The Times editorial argues Britain should not be "in the business of bailing out the eurozone":

"Britain is fortunate that, having wisely not joined the single currency, it is protected to some degree against eurozone contagion. It is also not bound to chip in to every bailout fund beyond those obligations arising from its membership of the IMF and its participation in a European crisis fund agreed by the former Chancellor, Alistair Darling. Yet the demands for Britain to open its chequebook more generously persist. Some Italian policymakers, for instance, have gingerly (and preposterously) suggested that maybe London's contribution to the EU's bailout fund should be greater than Rome's in view of the fact that British banks are more exposed to any fallout from the eurozone's problems. While true, this would be not only a political price too far, but a financial one, too."

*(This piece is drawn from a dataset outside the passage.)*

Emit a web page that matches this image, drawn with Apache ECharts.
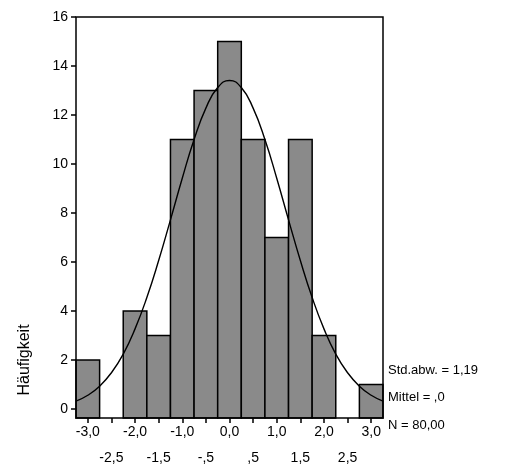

In the Financial Times Neil Hume picks out what Christian Noyer, governor of the Bank of France and a member of the European Central Bank's governing council says will happens if European debts aren't paid after restructuring Greece's debt:

"And for the central banks, what happens? Greek debt will become debt that is no longer worth anything. It's no longer debt that can be considered as sufficiently safe for operations in the Euro System. That means by definition that to restructure is to become ineligible as collateral. If it's ineligible, then it means a large part of what the Greek banks bring as collateral for refinancing can no longer be used. That means the Greek banking system can no longer be financed."

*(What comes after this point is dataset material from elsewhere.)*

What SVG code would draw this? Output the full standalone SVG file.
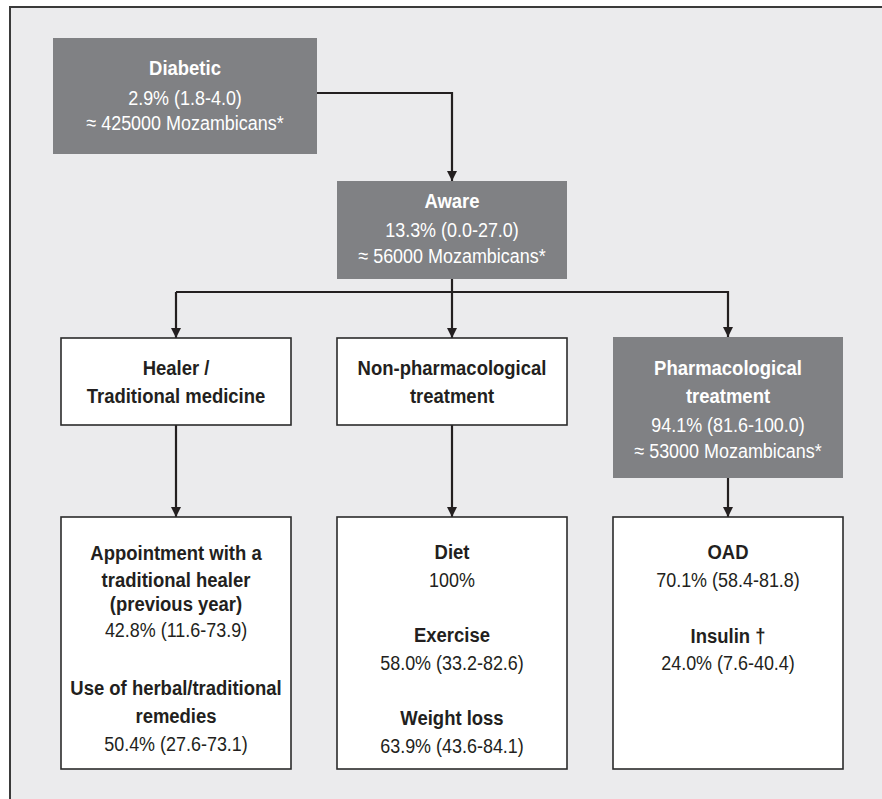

In Der Spiegel Matthias Brendel and Christoph Pauly say the European Central Banks need to learn the lesson about purchasing risky bonds:

"If the euro crisis rumbles on, the worst-case scenario isn't all that far away. To ensure its national survival, Ireland should reject the European rescue effort and, instead, accept the failure of its banks as a necessary evil, Morgan Kelly recently said. The renowned professor of economics at University College Dublin knows who would be especially hard-hit by such a step: the ECB.
 
"'The ECB can then learn the basic economic truth that if you lend €160 billion to insolvent banks backed by an insolvent state, you are no longer a creditor: you are the owner' Kelly wrote in the Irish Times earlier this month."